証券監視委では、市場を取り巻く状況の変化に対応した市場監視の実現のため、課徴金制度の特性を活かした迅速・効率的な調査を行うことにより、違反行為に適切に対応し、市場の公正性・透明性の確保及び投資者の保護に努めてまいるとともに、国際取引等調査に欠かせない海外当局との連携を密にしていくことに努めてまいります。市場参加者の皆様におかれましても、証券監視委の活動へのご理解とご協力を引き続きお願いいたします。

なお、平成25年度の金融商品取引法における課徴金事例集(http://www.fsa.go.jp/sesc/jirei/index.htm)を公表いたしましたので、ご参照ください。


2.コラム

[日本取引所自主規制法人からの寄稿]


◆上場審査等に関するガイドラインの一部改正について◆

当法人は、日本取引所グループの現物及び派生市場に係る自主規制機能を担っており、上場審査基準に基づいた新規上場申請会社に対する上場審査業務も、当該自主規制機能の一つに含まれます。

当該上場審査基準には、「新規上場申請に係る内国株券等が、無議決権株式又は議決権の少ない株式である場合」(上場審査等に関するガイドラインⅡ 6.(4))の基準も設けられており、株式の権利を尊重したスキームの議決権種類株式について上場を認めることとなっています。

東京証券取引所では、本年2月5日付で「IPOの活性化等に向けた上場制度の見直しについて」(制度要綱)を公表し、議決権種類株式に係る上場審査に関して「議決権種類株式の利用の必要性及び当該必要性に照らしたスキームの相当性について、上場審査において株主共同の利益の観点から確認することを明確化する」こととし、所定のパブリック・コメント手続きを実施しました。

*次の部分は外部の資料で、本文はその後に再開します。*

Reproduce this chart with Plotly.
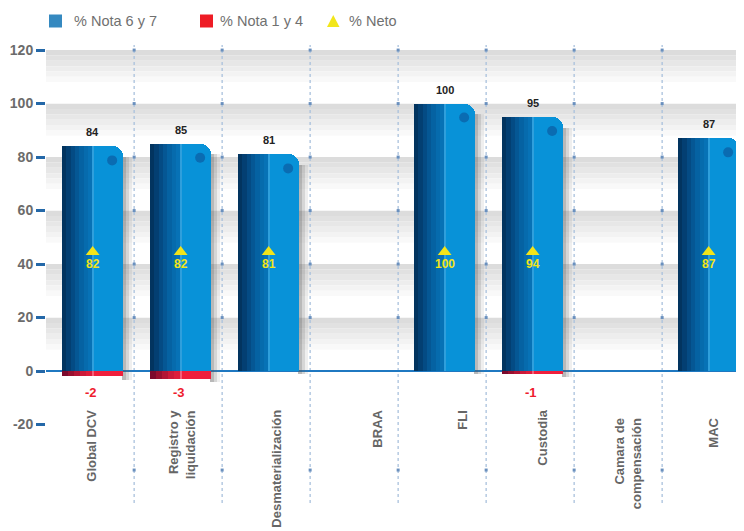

なお、パブリック・コメントに対しては特段の意見はありませんでした。

当該状況において、当法人は、本年2月19日付でCYBERDYNE株式会社の議決権種類株式の上場を承認し、3月26日付で同社株式がマザーズに上場しています。同社の事例は、リーディングケースとして今後の実務に大きな影響を及ぼすと考えられますので、同社の上場審査で考慮した事項も含めて上場審査の観点をより明確化すべく、「上場審査等に関するガイドライン」を一部改正しました。

なお、同ガイドライン一部改正については、7月2日に対外公表を行い、7月7日に施行をしております。